Mehr Engagement nötig
"Es braucht von deutscher Seite größere Anstrengungen, um die hohen Refinanzierungskosten für Länder wie Spanien und Italien zu senken", sagte der Mitautor Feld der "Financial Times Deutschland". Das Problem: Der Rettungsschirm ESM sei zu klein, um den größeren Euro-Ländern zu helfen. Daher verständigten sich die europäischen Wirtschaftswissenschaftler als akute Krisenmaßnahme auf den vom Sachverständigenrat vorgeschlagenen Schuldentilgungsfonds. Damit könnten die Verbindlichkeiten langfristig wieder auf ein tragfähiges Niveau fallen, sagte Feld.
Dabei würden die Euro-Staaten für den Teil ihrer Verbindlichkeiten, die die 60-Prozent-Marke übersteigen, gemeinsam einstehen und sich zugleich verpflichten, die Schulden auf 60 Prozent der jährlichen Wirtschaftsleistung abzubauen.
Die Bundesregierung hatte diesen Vorschlag bisher aus rechtlichen Gründen immer wieder abgelehnt, hält sich aber die Möglichkeit einer Meinungsänderung offen. Vize-Regierungssprecher Streiter sagte, wenn jemand einen Vorschlag unterbreite, wie dieses Modell verfassungsgemäß umgesetzt werden könne, spreche nichts dagegen, das zu prüfen. "Aber es gibt aus sich heraus keinen Anlass dazu", fügte er hinzu. Der Sachverständigenrat der Bundesregierung zur Begutachtung der gesamtwirtschaftlichen Entwicklung hatte erst vor wenigen Tagen erklärt, er arbeite an der Weiterentwicklung seines Konzepts für einen Altschulden-Tilgungsfonds, der auch europa- und verfassungsrechtlichen Maßstäben genüge.

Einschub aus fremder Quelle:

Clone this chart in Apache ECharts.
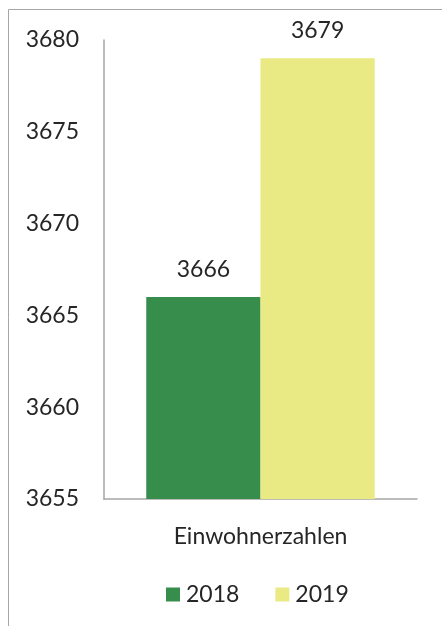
<!DOCTYPE html>
<html>
<head>
<meta charset="utf-8">
<script src="https://cdn.jsdelivr.net/npm/echarts@6/dist/echarts.min.js"></script>
<style>
  html, body { margin: 0; padding: 0; background: #fff; }
  #chart { width: 442px; height: 626px; }
</style>
</head>
<body>
<div id="chart"></div>
<script>
// Daten
var categories = ['Einwohnerzahlen'];
var seriesNames = ['2018', '2019'];
var values2018 = [3666];
var values2019 = [3679];
var yTicks = { min: 3655, max: 3680, step: 5 };

var textColor = '#262626';
var fontFam = 'Lato, "Open Sans", sans-serif';
var fs = 23;

var myChart = echarts.init(document.getElementById('chart'));
var option = {
    animation: false,
    textStyle: { fontFamily: fontFam },
    // Rahmen links/oben
    graphic: [{
        type: 'polyline',
        shape: { points: [[8.5, 626], [8.5, 9.5], [442, 9.5]] },
        style: { stroke: '#a6a6a6', lineWidth: 1, fill: null }
    }],
    grid: { left: 104, right: 25, top: 40, bottom: 127 },
    legend: {
        data: seriesNames,
        bottom: 15,
        left: 161,
        itemWidth: 14,
        itemHeight: 14,
        itemGap: 36,
        icon: 'rect',
        textStyle: { fontSize: fs, color: textColor, fontFamily: fontFam, padding: [0, 0, 0, 1] }
    },
    xAxis: {
        type: 'category',
        data: categories,
        axisLine: { lineStyle: { color: '#a6a6a6', width: 1.5 } },
        axisTick: { show: false },
        axisLabel: { fontSize: fs, color: textColor, margin: 26, fontFamily: fontFam }
    },
    yAxis: {
        type: 'value',
        min: yTicks.min,
        max: yTicks.max,
        interval: yTicks.step,
        axisLine: { show: true, lineStyle: { color: '#a6a6a6', width: 1.5 } },
        axisTick: { show: false },
        splitLine: { show: false },
        axisLabel: {
            fontSize: fs, color: textColor, margin: 25, fontFamily: fontFam,
            formatter: function (v) { return String(v); }
        }
    },
    series: [
        {
            name: seriesNames[0],
            type: 'bar',
            data: values2018,
            barGap: '0%',
            barCategoryGap: '27%',
            itemStyle: { color: '#378d4b' },
            label: { show: true, position: 'top', distance: 16, fontSize: fs, color: textColor, fontFamily: fontFam }
        },
        {
            name: seriesNames[1],
            type: 'bar',
            data: values2019,
            itemStyle: { color: '#eaea84' },
            label: { show: true, position: 'top', distance: 16, fontSize: fs, color: textColor, fontFamily: fontFam }
        }
    ]
};
myChart.setOption(option);
</script>
</body>
</html>
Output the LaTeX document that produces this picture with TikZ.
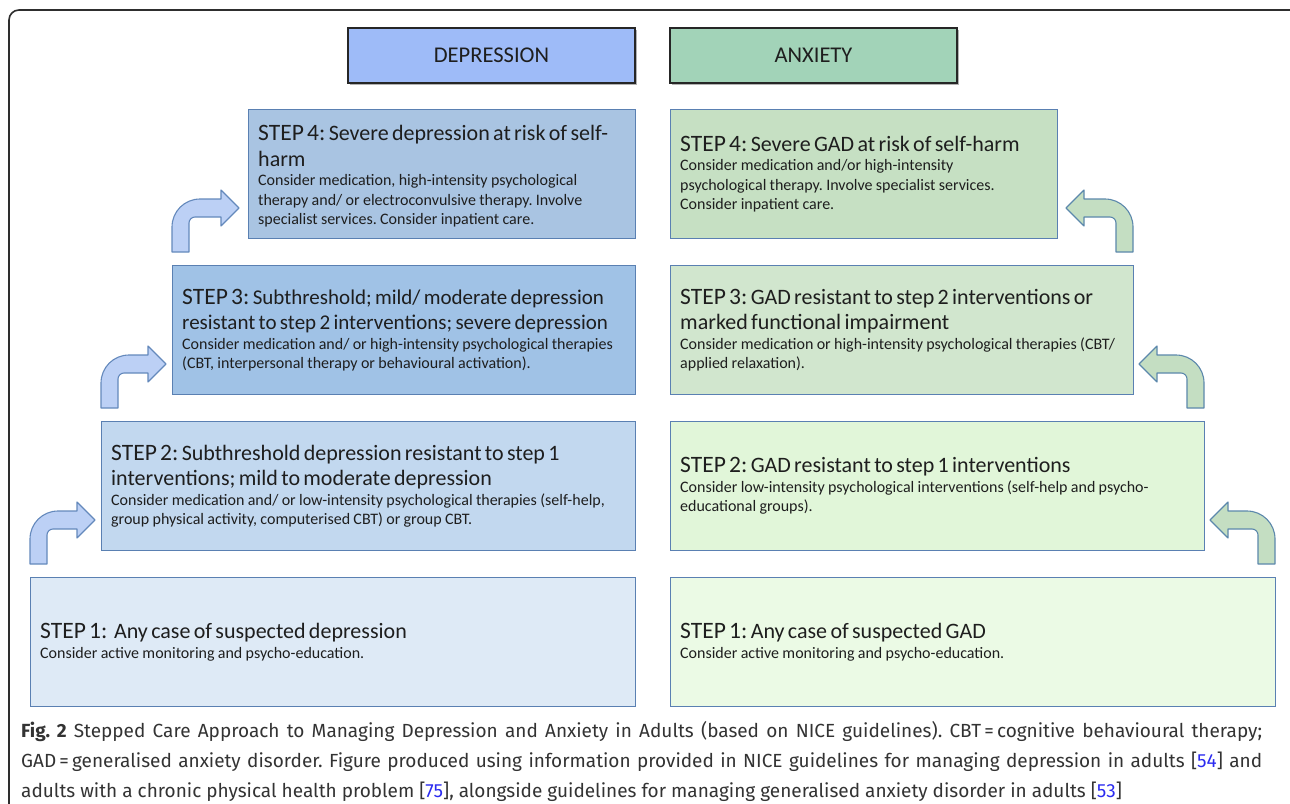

Schaffung einer Bankenunion
Zu den weiteren Vorschlägen der Gruppe gehört die Schaffung einer gemeinsamen Bankenunion mit einer zentralisierten Aufsicht. So werde die Stabilität der Banken zu einem Anliegen der ganzen Union. Langfristig sei es möglich, den Währungsraum so auszugestalten, dass europäische Schulden nicht vergemeinschaftet würden, glauben die 17 Ökonomen.
Alle Strukturreformen könnten aber nur Erfolg haben, wenn die Staaten ihre hohen Schulden abbauten und ihre Wettbewerbsfähigkeit wieder herstellten, erklärten die Ökonomen.
Widerspruch zu Offenem Brief deutscher Ökonomen
Die 17 europäischen Wirtschaftsexperten widersprechen in ihren Einschätzungen auch den rund 170 deutschen Ökonomen, die nach dem jüngsten EU-Gipfel Anfang Juli in einem Offenen Brief vor einem stärkeren Engagements Deutschlands in der Euro-Krise gewarnt hatten. Der Protestaufruf hatte seinerseits Protest bei anderen Ökonomen und seitens der Politik ausgelöst.